Montana Shakespeare in the Schools, a theatrical troupe from Montana State University, performed “Twelfth Night” for Corvallis High School on Dec. 11.

Students in grades 9 through 12 welcomed the players with enthusiasm, then sat enthralled at the production. Corvallis was one of the final stops of the fall tour that entertained 12,000 students in Montana and Wyoming for the 25th season.

Florence-Carlton High School hosted the troupe Dec. 1.

Kevin Asselin, executive artistic director of Montana Shakespeare in the Schools, said the goal of the troupe is to bring live, professional performances of Shakespeare’s plays to middle and high schools emphasizing rural and underserved areas.

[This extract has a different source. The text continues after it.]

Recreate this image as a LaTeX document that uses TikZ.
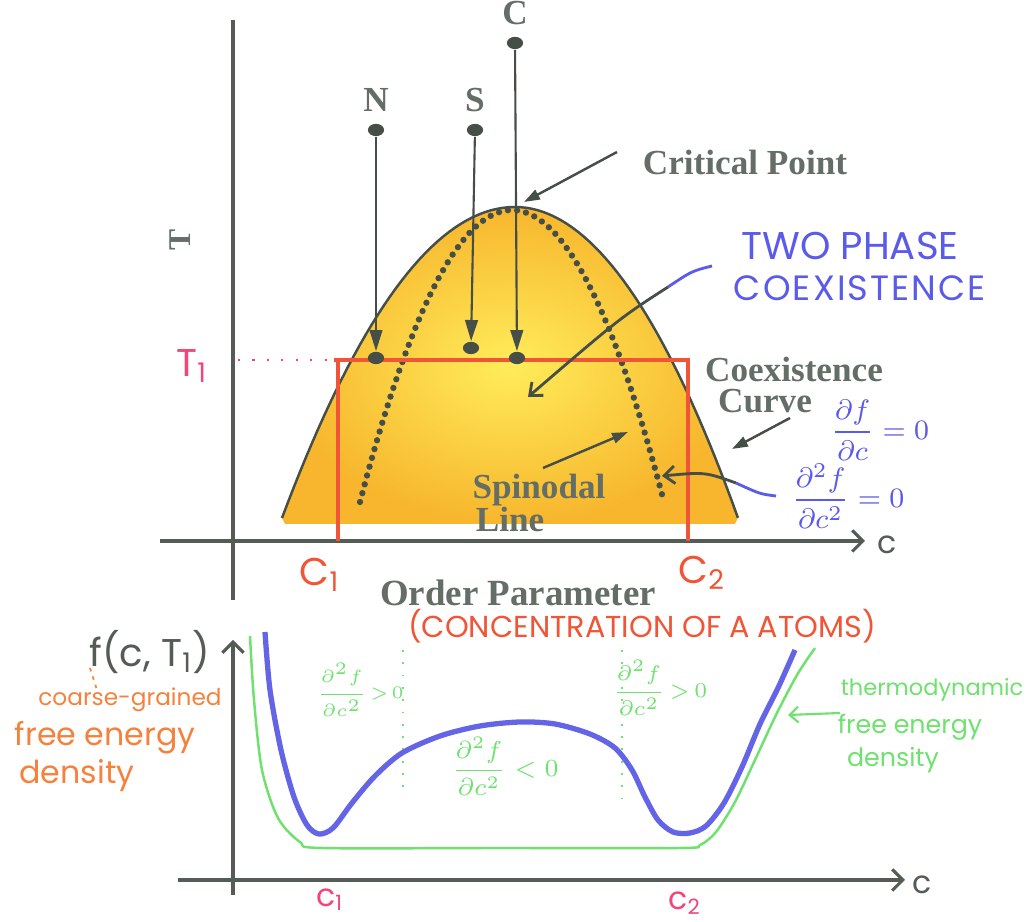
\documentclass[tikz,border=0pt]{standalone}
\usepackage{amsmath}
\usepackage{fontspec}
\setmainfont{Liberation Serif}
\newfontfamily\handfont{Poppins}
\usetikzlibrary{arrows.meta,positioning,shapes.geometric}
\definecolor{axisGray}{RGB}{85,92,86}
\definecolor{labelGray}{RGB}{100,110,102}
\definecolor{dotGray}{RGB}{70,78,72}
\definecolor{redLine}{RGB}{240,85,55}
\definecolor{pinkHand}{RGB}{240,70,120}
\definecolor{blueHand}{RGB}{90,90,235}
\definecolor{blueCurve}{RGB}{100,100,230}
\definecolor{greenHand}{RGB}{110,225,110}
\definecolor{orangeHand}{RGB}{245,130,60}
\definecolor{domeYellow}{RGB}{255,236,90}
\definecolor{domeOrange}{RGB}{247,182,45}
\newcommand\setfs[1]{\fontsize{#1}{#1}\selectfont}
\tikzset{
  axis/.style={draw=axisGray, line width=0.9pt},
  axisarrow/.style={axis, -{Straight Barb[length=3pt,width=6pt]}},
  printlbl/.style={text=labelGray, font=\setfs{10}\bfseries, inner sep=0pt},
  statedot/.style={ellipse, fill=dotGray, inner sep=0pt, minimum width=4.6pt, minimum height=3.5pt},
  quench/.style={draw=dotGray, line width=0.6pt, -{Triangle[length=6pt,width=3.6pt]}},
  pointer/.style={draw=dotGray, line width=0.7pt, -{Triangle[length=4.5pt,width=3pt]}},
  barbpointer/.style={draw=dotGray, line width=0.8pt, -{Straight Barb[length=3pt,width=5pt]}},
  spinodal/.style={draw=dotGray, line width=1.8pt, line cap=round, dash pattern=on 0pt off 2.6pt},
  tieline/.style={draw=redLine, line width=1.2pt},
  hand/.style={font=\handfont, inner sep=0pt}
}

\begin{document}
\begin{tikzpicture}[x=0.01cm,y=-0.01cm]
  \useasboundingbox (0,0) rectangle (1026,922);
  % two phase dome
  \shade[inner color=domeYellow, outer color=domeOrange]
    plot[domain=-1:0,samples=40] ({515+233*\x},{207+311*\x*\x})
    -- plot[domain=0:1,samples=40] ({515+223*\x},{207+311*\x*\x})
    -- (735,524) -- (285,524) -- cycle;
  \draw[draw=dotGray, line width=0.7pt]
    plot[domain=-1:0,samples=40] ({515+233*\x},{207+311*\x*\x})
    -- plot[domain=0:1,samples=40] ({515+223*\x},{207+311*\x*\x});
  \draw[spinodal] plot[domain=-1:1,samples=40] ({512+152*\x},{210+292*\x*\x});

  % axes of the phase diagram
  \draw[axis] (233,600) -- (233,20);
  \draw[axisarrow] (160,541) -- (865,541);
  \node[hand, text=axisGray, font=\handfont\setfs{9}] (cTop) at (887,545) {c};
  \node[printlbl, font=\setfs{9}\bfseries, rotate=90] (tAxis) at (180,240) {T};

  % T1 quench line
  \draw[draw=pinkHand, line width=0.8pt, dash pattern=on 0.6pt off 3.5pt] (238,360) -- (333,360);
  \node[hand, text=pinkHand, font=\handfont\setfs{11}] (tOne) at (192,366) {T\textsubscript{1}};
  \draw[tieline] (334,360) -- (690,360);
  \draw[tieline] (338,360) -- (338,541);
  \draw[tieline] (688,360) -- (688,541);
  \node[hand, text=redLine, font=\handfont\setfs{11}] (cOne) at (320,575) {C\textsubscript{1}};
  \node[hand, text=redLine, font=\handfont\setfs{11}] (cTwo) at (702,573) {C\textsubscript{2}};

  % quenches
  \node[statedot] (nTop) at (376,130) {};
  \node[statedot] (nEnd) at (376,358) {};
  \node[statedot] (sTop) at (475,130) {};
  \node[statedot] (sEnd) at (471,348) {};
  \node[statedot] (cTopDot) at (515,43) {};
  \node[statedot] (cEnd) at (517,358) {};
  \node[printlbl, above=3pt of nTop] (nLbl) {N};
  \node[printlbl, above=3pt of sTop] (sLbl) {S};
  \node[printlbl, above=3pt of cTopDot] (cLbl) {C};
  \draw[quench] (nTop) -- (nEnd);
  \draw[quench] (sTop) -- (sEnd);
  \draw[quench] (cTopDot) -- (cEnd);

  % labels with pointers
  \node[printlbl] (crit) at (745,162) {Critical Point};
  \coordinate (critPt) at (524,202);
  \draw[pointer] (617,152) coordinate (critTail) -- (critPt);
  \node[printlbl] (coexLbl) at (794,369) {Coexistence};
  \node[printlbl] (curveLbl) at (765,401) {Curve};
  \coordinate (coexTail) at (790,418);
  \coordinate (coexPt) at (732,449);
  \draw[pointer] (coexTail) -- (coexPt);
  \node[printlbl] (spinLbl) at (539,490) {Spinodal};
  \node[printlbl] (lineLbl) at (510,519) {Line};
  \coordinate (spinTail) at (543,468);
  \coordinate (spinPt) at (628,432);
  \draw[pointer] (spinTail) -- (spinPt);

  \node[hand, text=blueHand, font=\handfont\setfs{11}] (twoLbl) at (850,246) {TWO PHASE};
  \node[hand, text=blueHand, font=\handfont\setfs{10}\addfontfeature{LetterSpace=6}] (coexHand) at (860,288) {COEXISTENCE};
  \coordinate (twoTail) at (712,266);
  \coordinate (twoMid) at (668,287);
  \coordinate (twoTip) at (528,397);
  \draw[draw=blueHand, line width=0.8pt] (twoTail) .. controls (692,271) .. (twoMid);
  \draw[barbpointer] (twoMid) .. controls (620,318) .. (twoTip);

  \node[hand, text=blueHand, font=\setfs{8}] (dfLbl) at (880,430) {$\dfrac{\partial f}{\partial c}=0$};
  \node[hand, text=blueHand, font=\setfs{8}] (ddfLbl) at (848,496) {$\dfrac{\partial^2 f}{\partial c^2}=0$};
  \coordinate (ddfTail) at (776,496);
  \coordinate (ddfMid) at (736,483);
  \coordinate (ddfTip) at (662,476);
  \draw[draw=blueHand, line width=0.8pt] (ddfTail) .. controls (760,494) .. (ddfMid);
  \draw[barbpointer] (ddfMid) .. controls (705,472) .. (ddfTip);

  \node[printlbl, font=\setfs{10.5}\bfseries] (orderLbl) at (518,593) {Order Parameter};
  \node[hand, text=redLine, font=\handfont\setfs{8.6}] (concLbl) at (642,626) {(CONCENTRATION OF A ATOMS)};

  % free energy plot
  \draw[axisarrow] (233,895) -- (233,640);
  \draw[axisarrow] (178,880) -- (905,880);
  \node[hand, text=axisGray, font=\handfont\setfs{9}] (cBottom) at (922,885) {c};
  \node[hand, text=axisGray, font=\handfont\setfs{11}] (fLbl) at (150,652) {f(c, T\textsubscript{1})};
  \node[hand, text=orangeHand, font=\handfont\setfs{6.6}] (coarseLbl) at (130,700) {coarse-grained};
  \node[hand, text=orangeHand, font=\handfont\setfs{9}] (freeLbl) at (105,738) {free energy};
  \node[hand, text=orangeHand, font=\handfont\setfs{9}] (densLbl) at (77,776) {density};
  \draw[draw=orangeHand, line width=0.5pt, dash pattern=on 1pt off 1.5pt] (90,668) -- (97,690);

  \draw[draw=greenHand, line width=0.4pt, dash pattern=on 0.5pt off 3pt] (403,650) -- (403,790);
  \draw[draw=greenHand, line width=0.4pt, dash pattern=on 0.5pt off 3pt] (622,650) -- (622,800);
  \draw[draw=greenHand, line width=0.7pt] plot[smooth] coordinates {
    (250,636) (254,700) (262,770) (278,818) (300,842) (322,848) (500,848)
    (680,848) (700,845) (716,832) (735,802) (755,760) (776,715) (797,675) (815,648)};
  \draw[draw=blueCurve, line width=1.5pt] plot[smooth] coordinates {
    (265,632) (270,690) (281,750) (294,797) (307,825) (319,834) (333,828)
    (352,803) (375,776) (402,753) (440,736) (480,726) (520,722) (555,724)
    (590,734) (615,748) (632,770) (645,797) (658,820) (673,832) (690,833)
    (706,826) (724,803) (742,767) (760,724) (778,688) (795,650)};

  \node[hand, text=greenHand, font=\setfs{5}] (convexOne) at (360,690) {$\dfrac{\partial^2 f}{\partial c^2}\!>\!0$};
  \node[hand, text=greenHand, font=\setfs{6}] (convexTwo) at (660,688) {$\dfrac{\partial^2 f}{\partial c^2}\,{>}\,0$};
  \node[hand, text=greenHand, font=\setfs{7}] (concave) at (505,766) {$\dfrac{\partial^2 f}{\partial c^2}\;{<}\;0$};

  \node[hand, text=greenHand, font=\handfont\setfs{6.4}] (thermoLbl) at (932,690) {thermodynamic};
  \node[hand, text=greenHand, font=\handfont\setfs{7.2}] (tfreeLbl) at (910,727) {free energy};
  \node[hand, text=greenHand, font=\handfont\setfs{7.2}] (tdensLbl) at (893,760) {density};
  \coordinate (thermoTip) at (788,715);
  \draw[draw=greenHand, line width=0.6pt, -{Straight Barb[length=2.5pt,width=4.5pt]}] (840,713) coordinate (thermoTail) -- (thermoTip);

  \node[hand, text=pinkHand, font=\handfont\setfs{9}] (cOneB) at (330,900) {c\textsubscript{1}};
  \node[hand, text=pinkHand, font=\handfont\setfs{9}] (cTwoB) at (685,903) {c\textsubscript{2}};
\end{tikzpicture}
\end{document}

“Shakespeare in the Schools is one of the only programs in the country to reach as extensively into rural areas, bringing Shakespeare the way it was meant to be experienced, in a live performance,” Asselin said.

Montana Shakespeare in the Schools began in 1993 with two actors. Last month, the 80-minute comedy had originally designed costumes, elaborate scenery, and an eight-member cast.

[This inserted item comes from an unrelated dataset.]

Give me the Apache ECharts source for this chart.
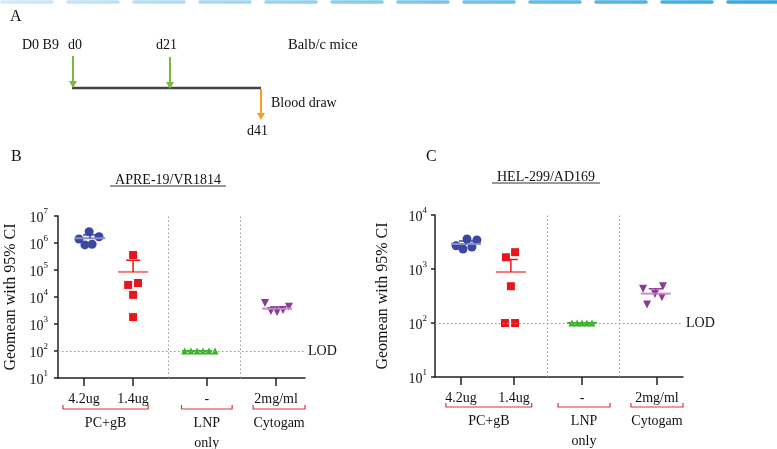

“Twelfth Night” is a comedy about twins whose ship was destroyed in a storm at sea. The sister survives and dresses as a man on the island, the brother also survives and shows up later in the play. Misunderstandings, love triangles, and trickery results in confusion and humor.

Corvallis English teacher Suzy Pliley praised the school district for funding the performance.

“Our students and faculty are given the opportunity to experience a Shakespearean play performed by professional actors,” Pliley said. “The actors are talented not only in their acting abilities, but also in engaging hundreds of high school students, which is not an easy task. It’s amazing to see the most reluctant student be drawn into a performance, fixated on the plot, and laughing hysterically at the characters’ antics and at Shakespearean puns.”

CHS students said they enjoyedthe performance.

“Twelfth Night is one of my favorite Shakespeare plays and it was amazing to see it done so wonderfully,” Colton Mason said.

Kaylee Evans added that “the play was amazing and I wish I could see more like it.”

After the performance, the players held a talkback session, conducted workshops on acting techniques, improvisation, movement, imagination, creating characters, and Shakespearean language. The players conducted simultaneous workshops with two different groups, each one tailored to the students taking the workshops.

“After the performance, the actors taught the students about interpreting Shakespeare’s language and how that transforms into emotion and performance,” Pliley said.

During the talkback the players gave advice to students who want to pursue acting as a career. Ben Barker, who played Sebastian and the Sea Captain, said students should be informed.

“Try your best to understand the people and world around you,” he said. “Acting is the art of figuring out what it would be like to live as someone else, so practicing empathy in your day-to-day life and constantly learning are key.”

Marcus Cunningham, who played Antonio and Curio, told students Shakespeare is important.

“To me Shakespeare is the height of literature and the English language,” Cunningham said. “He seems to write beautiful poetry about the human condition, making it reliable even 400 years after his death. Shakespeare is timeless.”

Christian Reed said the workshop was excellent.

“It was fantastic interacting with other students and the actors to step outside your comfort zone,” Reed said.

Nathaniel Heckeroth, Hamilton Player and member of the CHS Speech and Drama team said, he thoroughly enjoyed the entire production and" the workshop was a blast.”

Montana Shakespeare in the Schools is funded in part by the National Endowment for the Arts: Shakespeare in American Communities. Additional support comes from the Montana Arts Council: Artists in Schools and Communities and Montana Cultural Trust; the Homer A. and Mildred S. Scott Foundation; the Sidney E. Frank Foundation; the First Interstate Bank Foundation; the First Security Bank Foundation; and the Applied Materials Foundation, along with generous individual donors.

Montana Shakespeare in the Parks is an outreach program of The MSU College of Arts and Architecture.